The Politics of OSGi and JSR 277

Things seem to be heating up around the compatibility between OSGi and JSR 277, in particular the different version numbering schemes. Peter Kriens, Alex Blewitt provide some good commentary for the OSGi scheme and Stanley Ho defends the proposed JSR 277 scheme.

However, Hal Hildebrand, the Oracle OSGi guru, provides the best insight into what is wrong with JSR 277: politics. For all Sun’s executive-speak about being a hip open company, they continue to behave like an old fashion hardware vendor. The non-existent JSR 277 expert group is a mockery of the JCP process and by anyone’s definition of openness. Instead of trying to create a community and build bridges between JSR277 and OSGi, Sun is using backroom tactics to find some type of ‘compromise’ between OSGi and JSR277.

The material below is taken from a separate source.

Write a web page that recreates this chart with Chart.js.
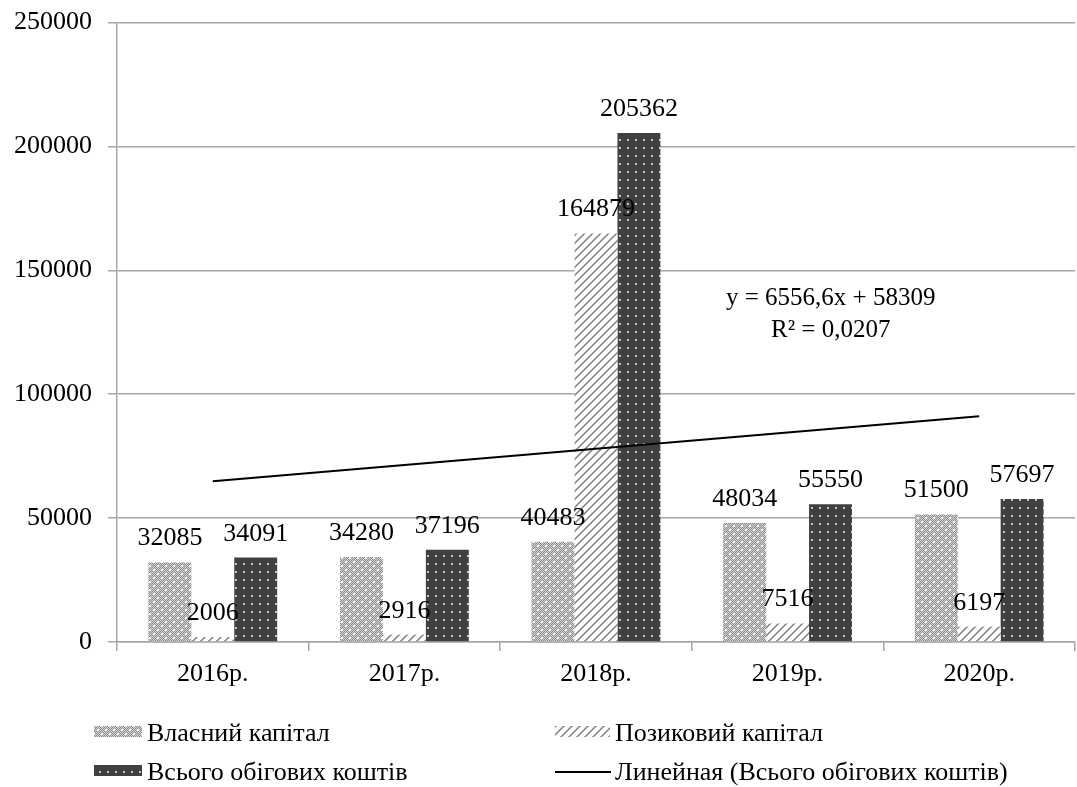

Sun stop the bilateral discussions, re-boot the JSR 277 expert group with a real spec leader and start participating in the OSGi organization. In short stop the politics and start a real open discussion to ensuring OSGi and JSR 277 are compatible.  Anything else is just going to be bad news for Java.

9 thoughts on “The Politics of OSGi and JSR 277

  1. Testify brother, testify! 😉

    All joking aside, I’ve heard similar things from folks outside of IBM…which really is a shame, because OSGi provides compelling value to customers.

    I have been making a concerted effort to not disparage any vendor for exerting control over “a community”…but I really expected Sun to act differently now that they are “a hip open company”….and “open to possibilities” (quoting a Sun slogan).

  2. “outside of IBM” => Ian doesn’t work for IBM. He works for the Eclipse Foundation, which, although it is partially funded by IBM is independent of it.

  3. I cannot really understand how Sun can claim that Java is so important to them. The say they wanna work together with the community, but at the same time let politics interfere with such an important JSR! This is about the future of the Java Platform, because IMHO JSR 277 changes the whole game of how to approach writing Java applications!

  4. Put that way, what you’re saying is “just validate OSGi as the standard for Java Modules”, right?

    Where does that leave companies that need 4 digits schema like, for example, IBM (which uses a 4 digit version schema for DB2 and Websphere)?